Des points particuliers restent à traiter, qui le seront pour partie dans le projet de loi relatif à l'élection des conseillers territoriaux et au renforcement de la démocratie locale. Il en va ainsi du seuil à partir duquel le conseil municipal sera désigné au scrutin de liste. Autant vous dire que le seuil actuel, fixé à cinq cents habitants, est pour le moins incompris dans un département rural comme le mien, l'Aube.
Il est une autre question à trancher, c'est la prise en compte ou non de l'échelon intercommunal dans le cumul des mandats.

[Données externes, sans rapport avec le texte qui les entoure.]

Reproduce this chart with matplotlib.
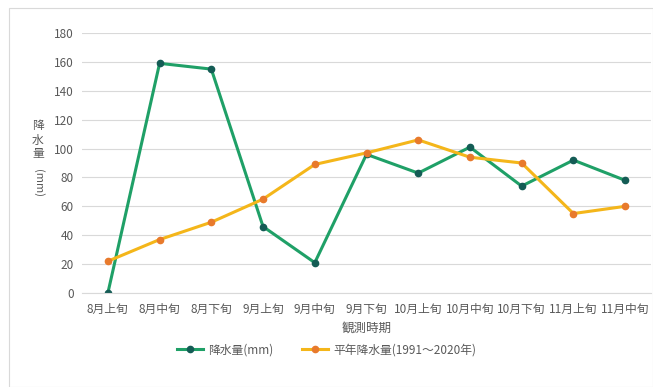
import matplotlib
matplotlib.use("Agg")
import matplotlib.pyplot as plt
from matplotlib.patches import Rectangle

plt.rcParams['font.family'] = ['Noto Sans CJK JP', 'DejaVu Sans']

categories = ["8月上旬", "8月中旬", "8月下旬", "9月上旬", "9月中旬", "9月下旬",
              "10月上旬", "10月中旬", "10月下旬", "11月上旬", "11月中旬"]
rain = [0, 159, 155, 46, 21, 96, 83, 101, 74, 92, 78]
normal = [22, 37, 49, 65, 89, 97, 106, 94, 90, 55, 60]
yticks = list(range(0, 181, 20))

fig = plt.figure(figsize=(6.53, 3.87), dpi=100)
fig.patches.append(Rectangle((9/653, 0.0), 1 - 9/653, 1 - 8/387, transform=fig.transFigure,
                             fill=False, edgecolor="#d9d9d9", linewidth=0.8))
ax = fig.add_axes([82/653, 1 - 293/387, (651 - 82)/653, (293 - 33)/387])

x = list(range(len(categories)))
l1, = ax.plot(x, rain, color="#1fa067", linewidth=2.2, marker="o", markersize=4.5,
              markerfacecolor="#145c55", markeredgecolor="#145c55", label="降水量(mm)")
l2, = ax.plot(x, normal, color="#f4b61a", linewidth=2.2, marker="o", markersize=4.5,
              markerfacecolor="#e87a2c", markeredgecolor="#e87a2c", label="平年降水量(1991～2020年)")

ax.set_xlim(-0.5, len(categories) - 0.5)
ax.set_ylim(0, 180)
ax.set_yticks(yticks)
ax.set_xticks(x)
ax.set_xticklabels(categories)
ax.tick_params(axis="x", length=0, labelsize=8.5, colors="#595959", pad=7)
ax.tick_params(axis="y", length=0, labelsize=8.5, colors="#595959", pad=6)
ax.grid(axis="y", color="#d9d9d9", linewidth=0.8)
ax.set_axisbelow(True)
for s in ["top", "right", "left"]:
    ax.spines[s].set_visible(False)
ax.spines["bottom"].set_color("#d9d9d9")

ax.set_xlabel("観測時期", fontsize=9, color="#595959", labelpad=4)

fig.text(38/653, 1 - 140/387, "降\n水\n量", fontsize=8.5, color="#595959",
         ha="center", va="center", linespacing=1.1)
fig.text(38/653, 1 - 183/387, "(mm)", fontsize=8, color="#595959",
         ha="center", va="center", rotation=270)

fig.legend(handles=[l1, l2], loc="center", bbox_to_anchor=(0.5, 1 - 350/387),
           ncol=2, frameon=False, fontsize=8.5, labelcolor="#595959",
           handlelength=2.2, columnspacing=2.5, handletextpad=0.4)

fig.savefig("out.png", dpi=100)
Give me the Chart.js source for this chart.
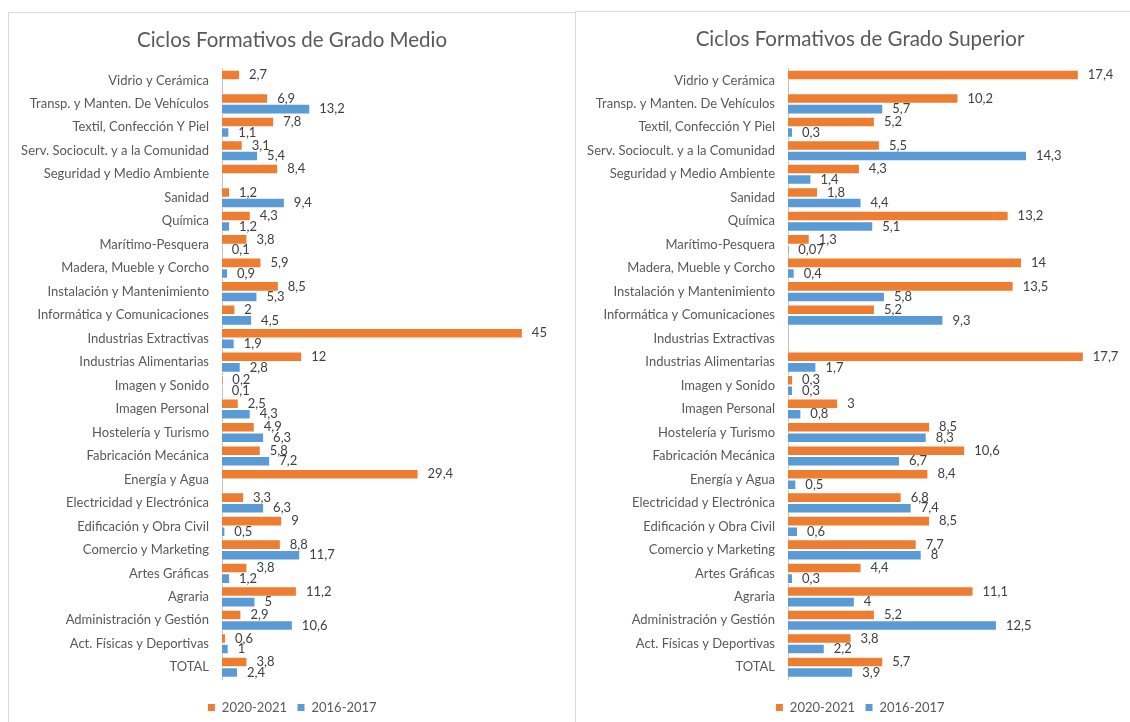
<!DOCTYPE html>
<html>
<head>
<meta charset="utf-8">
<script src="https://cdn.jsdelivr.net/npm/chart.js@4/dist/chart.umd.min.js"></script>
<style>
  html, body { margin: 0; padding: 0; background: #fff; overflow: hidden; }
  .panel { position: absolute; border: 1px solid #d9d9d9; background: #fff; }
  #medio { left: 8px; top: 12px; width: 566px; height: 720px; }
  #superior { left: 575px; top: 11px; width: 570px; height: 720px; border-right: none; }
</style>
</head>
<body>
<div class="panel" id="medio"><canvas id="chartMedio" width="566" height="711"></canvas></div>
<div class="panel" id="superior"><canvas id="chartSuperior" width="568" height="712"></canvas></div>
<script>
const categories = [
  'Vidrio y Cerámica', 'Transp. y Manten. De Vehículos', 'Textil, Confección Y Piel',
  'Serv. Sociocult. y a la Comunidad', 'Seguridad y Medio Ambiente', 'Sanidad', 'Química',
  'Marítimo-Pesquera', 'Madera, Mueble y Corcho', 'Instalación y Mantenimiento',
  'Informática y Comunicaciones', 'Industrias Extractivas', 'Industrias Alimentarias',
  'Imagen y Sonido', 'Imagen Personal', 'Hostelería y Turismo', 'Fabricación Mecánica',
  'Energía y Agua', 'Electricidad y Electrónica', 'Edificación y Obra Civil',
  'Comercio y Marketing', 'Artes Gráficas', 'Agraria', 'Administración y Gestión',
  'Act. Físicas y Deportivas', 'TOTAL'
];
const seriesNames = ['2020-2021', '2016-2017'];

// Grado Medio
const medio2021 = [2.7, 6.9, 7.8, 3.1, 8.4, 1.2, 4.3, 3.8, 5.9, 8.5, 2, 45, 12, 0.2, 2.5, 4.9, 5.8, 29.4, 3.3, 9, 8.8, 3.8, 11.2, 2.9, 0.6, 3.8];
const medio2017 = [null, 13.2, 1.1, 5.4, null, 9.4, 1.2, 0.1, 0.9, 5.3, 4.5, 1.9, 2.8, 0.1, 4.3, 6.3, 7.2, null, 6.3, 0.5, 11.7, 1.2, 5, 10.6, 1, 2.4];

// Grado Superior
const superior2021 = [17.4, 10.2, 5.2, 5.5, 4.3, 1.8, 13.2, 1.3, 14, 13.5, 5.2, null, 17.7, 0.3, 3, 8.5, 10.6, 8.4, 6.8, 8.5, 7.7, 4.4, 11.1, 5.2, 3.8, 5.7];
const superior2017 = [null, 5.7, 0.3, 14.3, 1.4, 4.4, 5.1, 0.07, 0.4, 5.8, 9.3, null, 1.7, 0.3, 0.8, 8.3, 6.7, 0.5, 7.4, 0.6, 8, 0.3, 4, 12.5, 2.2, 3.9];

const ORANGE = '#ED7D31';
const BLUE = '#5B9BD5';
const FONT = 'Lato, "Liberation Sans", sans-serif';

const barLabels = {
  id: 'barLabels',
  afterDatasetsDraw(chart) {
    const ctx = chart.ctx;
    ctx.save();
    ctx.font = '13px ' + FONT;
    ctx.fillStyle = '#404040';
    ctx.textAlign = 'left';
    ctx.textBaseline = 'middle';
    chart.data.datasets.forEach((ds, i) => {
      chart.getDatasetMeta(i).data.forEach((bar, j) => {
        const v = ds.data[j];
        if (v === null || v === undefined) return;
        ctx.fillText(String(v).replace('.', ','), bar.x + 9, bar.y);
      });
    });
    ctx.restore();
  }
};

function makeChart(id, title, a, b, xMax, axisX, titleBottom) {
  return new Chart(document.getElementById(id), {
    type: 'bar',
    data: {
      labels: categories,
      datasets: [
        { label: seriesNames[0], data: a, backgroundColor: ORANGE, borderColor: '#fff', borderWidth: 1 },
        { label: seriesNames[1], data: b, backgroundColor: BLUE, borderColor: '#fff', borderWidth: 1 }
      ]
    },
    options: {
      indexAxis: 'y',
      responsive: false,
      animation: false,
      layout: { padding: 0 },
      datasets: { bar: { categoryPercentage: 0.9, barPercentage: 1 } },
      scales: {
        x: {
          min: 0, max: xMax,
          grid: { display: false },
          border: { display: false },
          ticks: { display: false },
          afterFit(s) { s.height = 12; }
        },
        y: {
          grid: { display: false, drawTicks: false },
          border: { display: true, color: '#bfbfbf', width: 1 },
          ticks: { autoSkip: false, padding: 13, color: '#595959', font: { family: FONT, size: 13 } },
          afterFit(s) { s.width = axisX; }
        }
      },
      plugins: {
        title: {
          display: true, text: title, color: '#595959',
          font: { family: FONT, size: 20.5, weight: 'normal' },
          padding: { top: 15, bottom: titleBottom }
        },
        legend: {
          position: 'bottom',
          labels: { boxWidth: 8, boxHeight: 8, padding: 10, color: '#595959', font: { family: FONT, size: 13 } }
        },
        tooltip: { enabled: false }
      }
    },
    plugins: [barLabels]
  });
}

makeChart('chartMedio', 'Ciclos Formativos de Grado Medio', medio2021, medio2017, 52.8, 213, 16);
makeChart('chartSuperior', 'Ciclos Formativos de Grado Superior', superior2021, superior2017, 21.3, 212, 17);
</script>
</body>
</html>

Vous le savez, ce sont nos concitoyens les plus ruraux, attachés à leur canton et à leur conseiller général, qui s'interrogent le plus sur cette réforme. En Champagne-Ardenne, pour analyser ce que je connais le mieux, il y aura 138 conseillers territoriaux – contre 49 conseillers régionaux actuellement – et 33 dans l'Aube, soit autant que de conseillers généraux actuels, dans un département où le canton le moins peuplé – deux mille habitants – représente neuf fois moins en population que le plus grand – près de vingt mille habitants. Chacun comprend donc aujourd'hui la nécessité de ce redécoupage, et nous devrions connaître par décret dans quelques mois la nouvelle carte administrative.
Ce n'est pas une mince tâche de définir une nouvelle carte, qui inscrira chaque département dans la logique nationale tout en relevant d'une approche pragmatique, approuvée au niveau local.
Il faut dire que, dans certaines circonstances, les nouveaux découpages ont fait l'objet de propositions mal comprises sur le terrain – je pense en particulier à certaines modifications de circonscription applicables lors des prochaines élections législatives.
Monsieur le ministre de l'intérieur, ministre des collectivités territoriales, était vendredi dernier dans l'Aube, à Méry-sur-Seine, pour inaugurer une nouvelle gendarmerie. Sa présence, son intervention, tout comme sa proximité ont été très appréciées. Mais, dans les discussions qui ont suivi la visite ministérielle, est revenue en débat l'incompréhension des élus et des habitants de ce canton concernant un autre découpage, celui de la circonscription.
Ce canton de Méry-sur-Seine va en effet être raccordé à une circonscription qui ne correspond ni aux habitudes de ses habitants, ni à leurs centres d'intérêt et encore moins à leur bassin de vie. Ce canton est naturellement tourné vers Romilly-sur-Seine, à une quinzaine de minutes, et non vers Bar-sur-Aube, distante de plus de cent kilomètres. Si ce sont les mêmes doigts qui tiennent les mêmes ciseaux en proposant les mêmes solutions avec autant d'incompréhension, on ne peut qu'être inquiet. (Approbations sur les bancs du groupe SRC.)
Le redécoupage doit être du « cousu main », qui prenne en compte les nécessaires exigences d'équilibre démographique de la réforme, mais aussi la réalité, les habitudes, le contexte local. En effet, dans une même circonscription, regrouper, redéfinir des cantons, c'est aussi supprimer des chefs-lieux qui, souvent dans ces bassins ruraux à faible population, sont autant de bourgs centres, de lieux de rencontre, où s'ancrent de habitudes de vie et où subsistent commerces, associations et services ; ce sont des lieux de réflexion où le conseiller général, les maires et les élus municipaux préparent l'avenir.
Mes chers collègues, monsieur le ministre, ce projet de loi est aussi l'occasion de pointer certains points qui sont autant d'interrogations dans la mise en oeuvre de cette réforme, partant du principe que tout projet dont on partage les grandes lignes peut toujours être amélioré et nécessite, dans sa phase de mise en place, beaucoup de soin.